Binary Tree Postorder Traversal (Leet Code-145)

This article is another part of a series on leet code problems solutions, and it provides a solution to the leet code problem number 94. This is a Leet code problem named Binary Tree Postorder Traversal. We will solve it using python and it is the best space and time-optimized solution.

Question of Binary Tree Postorder Traversal

Given the root of a binary tree, return the postorder traversal of its nodes’ values.

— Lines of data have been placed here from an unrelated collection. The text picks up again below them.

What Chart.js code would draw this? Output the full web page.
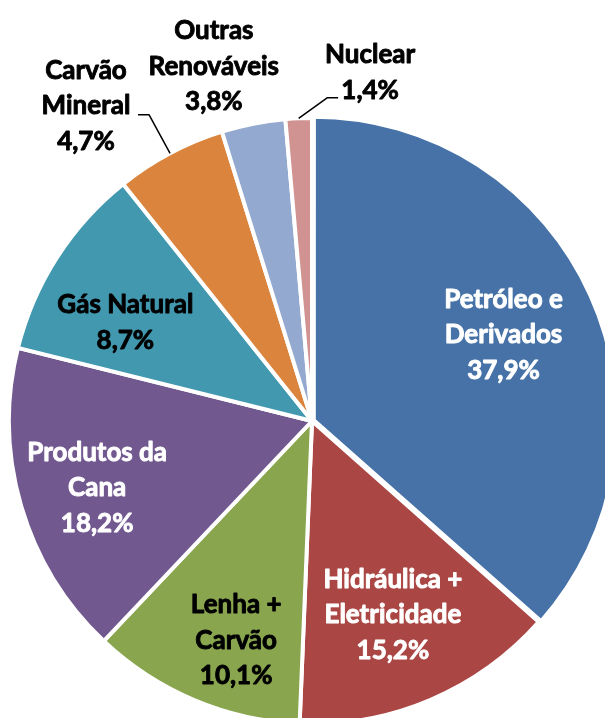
<!DOCTYPE html>
<html>
<head>
<meta charset="utf-8">
<style>
  html, body { margin: 0; padding: 0; background: #fff; overflow: hidden; width: 605px; height: 718px; }
  #wrap { position: absolute; left: 0; top: 0; width: 624px; height: 842px; }
</style>
<script src="https://cdn.jsdelivr.net/npm/chart.js@4/dist/chart.umd.min.js"></script>
</head>
<body>
<div id="wrap"><canvas id="myChart"></canvas></div>
<script>
'use strict'

// slice sizes as drawn in the picture (share of the circle, %)
const categories = ['Petróleo e Derivados', 'Hidráulica + Eletricidade', 'Lenha + Carvão', 'Produtos da Cana',
  'Gás Natural', 'Carvão Mineral', 'Outras Renováveis', 'Nuclear'];
const sliceShares = [36.5, 14.1, 11.4, 16.8, 10.4, 5.9, 3.4, 1.4];
// the percentages printed on the labels
const pctText = ['37,9%', '15,2%', '10,1%', '18,2%', '8,7%', '4,7%', '3,8%', '1,4%'];
const labelLines = [['Petróleo e', 'Derivados'], ['Hidráulica +', 'Eletricidade'], ['Lenha +', 'Carvão'],
  ['Produtos da', 'Cana'], ['Gás Natural'], ['Carvão', 'Mineral'], ['Outras', 'Renováveis'], ['Nuclear']];
const sliceColors = ['#4672A7', '#AA4643', '#89A54E', '#71588F', '#4198AF', '#DB843D', '#93A9CF', '#D19392'];

// label placement: distance from centre and angle nudge (deg) from the slice middle
const labelDist = [210, 210, 232, 225, 211, 388, 368, 353];
const labelNudge = [0, 0.4, -3.8, -1, -4.9, -7.7, -4.3, 12];
const labelColor = ['#fff', '#fff', '#000', '#fff', '#000', '#000', '#000', '#000'];
// leader lines (elbow and end, relative to label centre)
const leaders = {
  5: [[63, 9], [52, 9]],
  7: [[-43, 25], [-32, 25]]
};

const lineGap = 35.5;

const labelPlugin = {
  id: 'pieLabels',
  afterDatasetsDraw(chart) {
    const ctx = chart.ctx;
    const arcs = chart.getDatasetMeta(0).data;
    ctx.save();
    ctx.font = 'bold 26px Lato';
    ctx.textAlign = 'center';
    ctx.textBaseline = 'middle';
    ctx.lineJoin = 'round';
    for (let i = 0; i < arcs.length; i++) {
      let arc = arcs[i];
      let mid = (arc.startAngle + arc.endAngle) / 2;
      let a = mid + labelNudge[i] * Math.PI / 180;
      let cx = arc.x + Math.cos(a) * labelDist[i];
      let cy = arc.y + Math.sin(a) * labelDist[i];
      let lines = labelLines[i].concat([pctText[i]]);
      ctx.fillStyle = labelColor[i];
      ctx.strokeStyle = labelColor[i];
      ctx.lineWidth = 0.9;
      for (let j = 0; j < lines.length; j++) {
        let ty = cy + (j - (lines.length - 1) / 2) * lineGap;
        ctx.fillText(lines[j], cx, ty);
        ctx.strokeText(lines[j], cx, ty);
      }
      if (leaders[i]) {
        let ex = arc.x + Math.cos(mid) * arc.outerRadius;
        let ey = arc.y + Math.sin(mid) * arc.outerRadius;
        ctx.beginPath();
        ctx.moveTo(ex, ey);
        ctx.lineTo(cx + leaders[i][0][0], cy + leaders[i][0][1]);
        ctx.lineTo(cx + leaders[i][1][0], cy + leaders[i][1][1]);
        ctx.strokeStyle = '#000';
        ctx.lineWidth = 1.5;
        ctx.stroke();
      }
    }
    ctx.restore();
  }
};

const data = {
  labels: categories,
  datasets: [{
    data: sliceShares,
    backgroundColor: sliceColors,
    borderColor: '#fff',
    borderWidth: 4,
    offset: [8, 0, 0, 0, 0, 0, 0, 0]
  }]
};

const config = {
  type: 'pie',
  data: data,
  options: {
    responsive: true,
    maintainAspectRatio: false,
    animation: false,
    radius: 303,
    layout: { padding: 0 },
    plugins: {
      legend: { display: false },
      tooltip: { enabled: false }
    }
  },
  plugins: [labelPlugin]
};

let canvasChart = document.getElementById('myChart');
const myChart = new Chart(canvasChart, config);
</script>
</body>
</html>
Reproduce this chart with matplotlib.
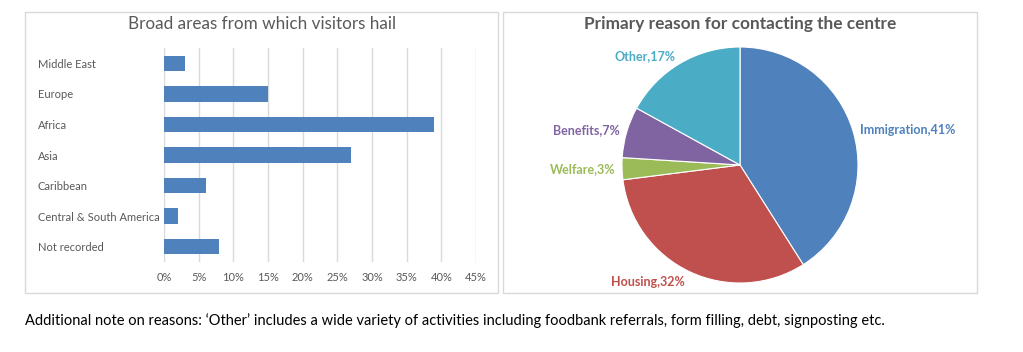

In In-Order Traversal we simply traverse in the LRN format. In LRN format, we first read the left node, then the right side of the node, and at last the root node.

Example

Example 1

Input: root = [1,null,2,3]
Output: [3,2,1]

Example 2

Input: root = []
Output: []

Example 3

Input: root = [1]
Output: [1]

Constraints

The number of nodes in the tree is in the range [0, 2000].
-1000 <= Node.val <= 1000

Approach to solve Binary Tree Postorder Traversal

To solve this problem we will first visit through the left node after that we visit the right node and at last, we visit the root node in a recursive manner.

Algorithm

This method performs the following steps for a given input array:

Create nodes array to store nodes.
Create an inner function to do recursion.
Check if the root exists. If yes then go to step 4 otherwise break inner function.
Call left child of root recursively.
Call right child of root recursively.
append the value of root to node variable.
End if
End inner function
return node

Python Code for Binary Tree Postorder Traversal

# Definition for a binary tree node.
# class TreeNode:
#     def __init__(self, val=0, left=None, right=None):
#         self.val = val
#         self.left = left
#         self.right = right
class Solution:
    def postorderTraversal(self, root: Optional[TreeNode]) -> List[int]:
        
        if root is None:
            return None
        elements = []
        if root.left:
            elements += self.postorderTraversal(root.left)
        if root.right:
            elements += self.postorderTraversal(root.right)

        elements.append(root.val)

        return elements